Match what this problem looks like to known categories of problems, e.g. Linked List or Dynamic Programming, and strategies or patterns in those categories.

This problem can be categorized under:

• Hashmaps: A hashmap (or dictionary) can be used to count the occurrences of each meme.
• Arrays: The input is a list of memes, and we need to process each meme in the list.

3: P-lan

Plan the solution with appropriate visualizations and pseudocode.

General Idea:
We need to count how many times each meme appears in the input list. If a meme appears more than once, we consider it a "trending" meme.

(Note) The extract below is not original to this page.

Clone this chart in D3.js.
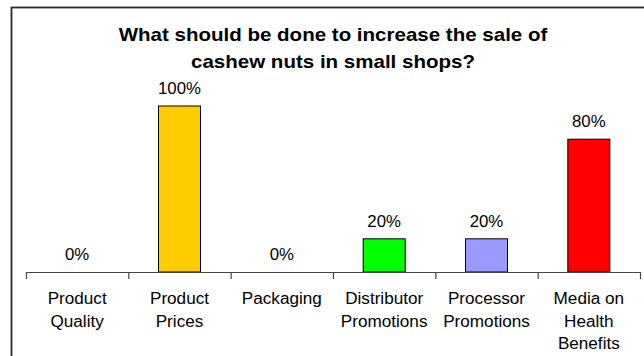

We can store the counts in a dictionary and then iterate through the dictionary to find memes that have a count greater than 1.

1) Initialize an empty dictionary `meme_count` to store the counts of each meme.
2) Loop through the input list of memes:
    a) If the meme is already in the dictionary, increment its count.
    b) If the meme is not in the dictionary, add it with a count of 1.
3) Initialize an empty list `trending_memes`.
4) Loop through the dictionary:
    a) If the count of a meme is greater than 1, add it to the `trending_memes` list.
5) Return the `trending_memes` list.

⚠️ Common Mistakes

• Forgetting to handle the case where no memes appear more than once.
• Not using the correct data structure for counting (e.g., using a list instead of a dictionary).

4: I-mplement

Implement the code to solve the algorithm.

def find_trending_memes(memes):
    meme_count = {}
    trending_memes = []

    for meme in memes:
        if meme in meme_count:
            meme_count[meme] += 1
        else:
            meme_count[meme] = 1

    for meme, count in meme_count.items():
        if count > 1:
            trending_memes.append(meme)

    return trending_memes

5: R-eview

Review the code by running specific example(s) and recording values (watchlist) of your code's variables along the way.

Example 1:

Input: ["Dogecoin to the moon!", "One does not simply walk into Mordor", "Dogecoin to the moon!", "Distracted boyfriend", "One does not simply walk into Mordor"]
meme_count = {"Dogecoin to the moon!": 2, "One does not simply walk into Mordor": 2, "Distracted boyfriend": 1}
trending_memes = ['Dogecoin to the moon!', 'One does not simply walk into Mordor']
Output: ['Dogecoin to the moon!', 'One does not simply walk into Mordor']

6: E-valuate

Evaluate the performance of your algorithm and state any strong/weak or future potential work.

Let N represent the number of memes in the input list.

• Time Complexity: O(N) because we iterate through the input list once to count the memes and then iterate through the dictionary to find the trending memes. Both operations take linear time.
• Space Complexity: O(N) because we store the counts of each meme in a dictionary, which can take up to N space if all memes are unique.